=== Direction ===
Reproduce every line of the listing as written, apart from the pictures.

--- BEGIN ---

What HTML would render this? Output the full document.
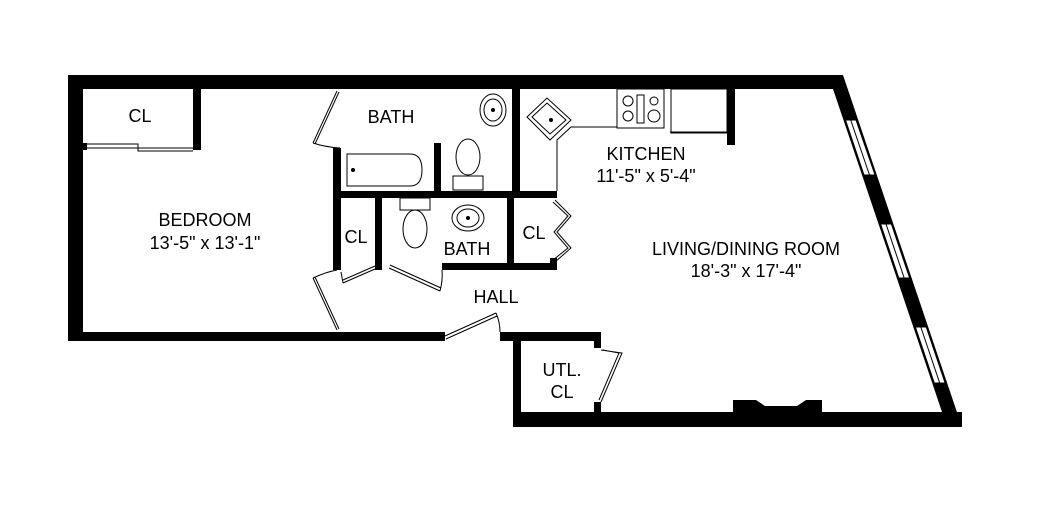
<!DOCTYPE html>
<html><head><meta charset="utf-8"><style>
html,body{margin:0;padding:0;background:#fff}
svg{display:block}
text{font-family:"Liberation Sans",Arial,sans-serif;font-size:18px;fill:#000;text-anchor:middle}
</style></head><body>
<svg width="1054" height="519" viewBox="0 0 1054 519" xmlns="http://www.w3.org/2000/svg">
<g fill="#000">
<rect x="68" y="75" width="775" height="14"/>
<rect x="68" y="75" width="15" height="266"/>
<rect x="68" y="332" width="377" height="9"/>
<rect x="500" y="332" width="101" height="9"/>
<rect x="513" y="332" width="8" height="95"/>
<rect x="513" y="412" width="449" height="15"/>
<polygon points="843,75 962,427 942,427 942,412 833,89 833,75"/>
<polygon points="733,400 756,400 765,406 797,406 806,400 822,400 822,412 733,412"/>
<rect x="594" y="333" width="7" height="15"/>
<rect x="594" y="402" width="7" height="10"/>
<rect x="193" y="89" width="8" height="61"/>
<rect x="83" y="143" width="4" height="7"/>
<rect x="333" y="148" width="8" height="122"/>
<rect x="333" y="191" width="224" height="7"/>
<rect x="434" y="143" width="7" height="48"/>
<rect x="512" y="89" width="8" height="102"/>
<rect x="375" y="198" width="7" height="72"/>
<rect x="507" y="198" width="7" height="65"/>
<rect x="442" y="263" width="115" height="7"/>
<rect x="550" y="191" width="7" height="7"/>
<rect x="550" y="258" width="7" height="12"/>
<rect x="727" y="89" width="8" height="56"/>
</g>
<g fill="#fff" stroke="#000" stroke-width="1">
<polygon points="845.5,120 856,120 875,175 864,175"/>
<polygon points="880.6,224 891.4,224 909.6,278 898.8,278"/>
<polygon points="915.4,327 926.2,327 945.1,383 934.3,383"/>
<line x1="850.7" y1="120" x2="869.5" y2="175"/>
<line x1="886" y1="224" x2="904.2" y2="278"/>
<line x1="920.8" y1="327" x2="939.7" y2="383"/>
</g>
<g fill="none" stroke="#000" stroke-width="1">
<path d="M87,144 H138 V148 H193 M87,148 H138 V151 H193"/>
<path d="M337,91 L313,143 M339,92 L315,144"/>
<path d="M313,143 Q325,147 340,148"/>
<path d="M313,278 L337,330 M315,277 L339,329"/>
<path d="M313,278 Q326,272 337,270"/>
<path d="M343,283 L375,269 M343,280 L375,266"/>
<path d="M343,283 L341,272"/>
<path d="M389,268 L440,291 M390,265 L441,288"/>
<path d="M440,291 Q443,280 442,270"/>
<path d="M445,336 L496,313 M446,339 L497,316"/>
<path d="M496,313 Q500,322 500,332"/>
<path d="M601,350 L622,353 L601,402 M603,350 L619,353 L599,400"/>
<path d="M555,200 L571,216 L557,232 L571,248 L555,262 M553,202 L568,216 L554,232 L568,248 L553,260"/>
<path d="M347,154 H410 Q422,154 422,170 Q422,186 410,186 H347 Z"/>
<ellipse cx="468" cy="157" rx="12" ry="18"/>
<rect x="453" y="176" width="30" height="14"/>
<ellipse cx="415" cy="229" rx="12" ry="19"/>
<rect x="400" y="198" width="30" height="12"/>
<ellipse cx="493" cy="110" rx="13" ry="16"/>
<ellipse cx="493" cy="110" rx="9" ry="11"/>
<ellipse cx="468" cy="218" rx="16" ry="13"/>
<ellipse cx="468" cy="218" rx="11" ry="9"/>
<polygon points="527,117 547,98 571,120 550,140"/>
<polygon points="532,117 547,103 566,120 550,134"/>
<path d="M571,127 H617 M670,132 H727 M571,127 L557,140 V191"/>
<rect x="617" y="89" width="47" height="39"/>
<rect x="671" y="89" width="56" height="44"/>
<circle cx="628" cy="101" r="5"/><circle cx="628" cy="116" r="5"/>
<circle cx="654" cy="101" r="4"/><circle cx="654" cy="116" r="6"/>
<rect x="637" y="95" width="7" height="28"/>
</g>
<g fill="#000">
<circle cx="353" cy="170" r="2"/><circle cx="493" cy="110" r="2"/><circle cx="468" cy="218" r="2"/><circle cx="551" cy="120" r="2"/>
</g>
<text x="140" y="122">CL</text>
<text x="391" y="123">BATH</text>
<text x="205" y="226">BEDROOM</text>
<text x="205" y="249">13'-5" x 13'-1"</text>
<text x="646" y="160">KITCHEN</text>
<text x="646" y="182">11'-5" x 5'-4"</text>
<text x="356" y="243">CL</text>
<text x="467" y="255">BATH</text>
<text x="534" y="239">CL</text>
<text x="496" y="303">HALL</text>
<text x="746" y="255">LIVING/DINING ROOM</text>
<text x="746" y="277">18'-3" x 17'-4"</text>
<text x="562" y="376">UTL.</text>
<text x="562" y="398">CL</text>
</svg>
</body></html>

--- END ---

=== Reply ===
What HTML would render this? Output the full document.
<!DOCTYPE html>
<html><head><meta charset="utf-8"><style>
html,body{margin:0;padding:0;background:#fff}
svg{display:block}
text{font-family:"Liberation Sans",Arial,sans-serif;font-size:18px;fill:#000;text-anchor:middle}
</style></head><body>
<svg width="1054" height="519" viewBox="0 0 1054 519" xmlns="http://www.w3.org/2000/svg">
<g fill="#000">
<rect x="68" y="75" width="775" height="14"/>
<rect x="68" y="75" width="15" height="266"/>
<rect x="68" y="332" width="377" height="9"/>
<rect x="500" y="332" width="101" height="9"/>
<rect x="513" y="332" width="8" height="95"/>
<rect x="513" y="412" width="449" height="15"/>
<polygon points="843,75 962,427 942,427 942,412 833,89 833,75"/>
<polygon points="733,400 756,400 765,406 797,406 806,400 822,400 822,412 733,412"/>
<rect x="594" y="333" width="7" height="15"/>
<rect x="594" y="402" width="7" height="10"/>
<rect x="193" y="89" width="8" height="61"/>
<rect x="83" y="143" width="4" height="7"/>
<rect x="333" y="148" width="8" height="122"/>
<rect x="333" y="191" width="224" height="7"/>
<rect x="434" y="143" width="7" height="48"/>
<rect x="512" y="89" width="8" height="102"/>
<rect x="375" y="198" width="7" height="72"/>
<rect x="507" y="198" width="7" height="65"/>
<rect x="442" y="263" width="115" height="7"/>
<rect x="550" y="191" width="7" height="7"/>
<rect x="550" y="258" width="7" height="12"/>
<rect x="727" y="89" width="8" height="56"/>
</g>
<g fill="#fff" stroke="#000" stroke-width="1">
<polygon points="845.5,120 856,120 875,175 864,175"/>
<polygon points="880.6,224 891.4,224 909.6,278 898.8,278"/>
<polygon points="915.4,327 926.2,327 945.1,383 934.3,383"/>
<line x1="850.7" y1="120" x2="869.5" y2="175"/>
<line x1="886" y1="224" x2="904.2" y2="278"/>
<line x1="920.8" y1="327" x2="939.7" y2="383"/>
</g>
<g fill="none" stroke="#000" stroke-width="1">
<path d="M87,144 H138 V148 H193 M87,148 H138 V151 H193"/>
<path d="M337,91 L313,143 M339,92 L315,144"/>
<path d="M313,143 Q325,147 340,148"/>
<path d="M313,278 L337,330 M315,277 L339,329"/>
<path d="M313,278 Q326,272 337,270"/>
<path d="M343,283 L375,269 M343,280 L375,266"/>
<path d="M343,283 L341,272"/>
<path d="M389,268 L440,291 M390,265 L441,288"/>
<path d="M440,291 Q443,280 442,270"/>
<path d="M445,336 L496,313 M446,339 L497,316"/>
<path d="M496,313 Q500,322 500,332"/>
<path d="M601,350 L622,353 L601,402 M603,350 L619,353 L599,400"/>
<path d="M555,200 L571,216 L557,232 L571,248 L555,262 M553,202 L568,216 L554,232 L568,248 L553,260"/>
<path d="M347,154 H410 Q422,154 422,170 Q422,186 410,186 H347 Z"/>
<ellipse cx="468" cy="157" rx="12" ry="18"/>
<rect x="453" y="176" width="30" height="14"/>
<ellipse cx="415" cy="229" rx="12" ry="19"/>
<rect x="400" y="198" width="30" height="12"/>
<ellipse cx="493" cy="110" rx="13" ry="16"/>
<ellipse cx="493" cy="110" rx="9" ry="11"/>
<ellipse cx="468" cy="218" rx="16" ry="13"/>
<ellipse cx="468" cy="218" rx="11" ry="9"/>
<polygon points="527,117 547,98 571,120 550,140"/>
<polygon points="532,117 547,103 566,120 550,134"/>
<path d="M571,127 H617 M670,132 H727 M571,127 L557,140 V191"/>
<rect x="617" y="89" width="47" height="39"/>
<rect x="671" y="89" width="56" height="44"/>
<circle cx="628" cy="101" r="5"/><circle cx="628" cy="116" r="5"/>
<circle cx="654" cy="101" r="4"/><circle cx="654" cy="116" r="6"/>
<rect x="637" y="95" width="7" height="28"/>
</g>
<g fill="#000">
<circle cx="353" cy="170" r="2"/><circle cx="493" cy="110" r="2"/><circle cx="468" cy="218" r="2"/><circle cx="551" cy="120" r="2"/>
</g>
<text x="140" y="122">CL</text>
<text x="391" y="123">BATH</text>
<text x="205" y="226">BEDROOM</text>
<text x="205" y="249">13'-5" x 13'-1"</text>
<text x="646" y="160">KITCHEN</text>
<text x="646" y="182">11'-5" x 5'-4"</text>
<text x="356" y="243">CL</text>
<text x="467" y="255">BATH</text>
<text x="534" y="239">CL</text>
<text x="496" y="303">HALL</text>
<text x="746" y="255">LIVING/DINING ROOM</text>
<text x="746" y="277">18'-3" x 17'-4"</text>
<text x="562" y="376">UTL.</text>
<text x="562" y="398">CL</text>
</svg>
</body></html>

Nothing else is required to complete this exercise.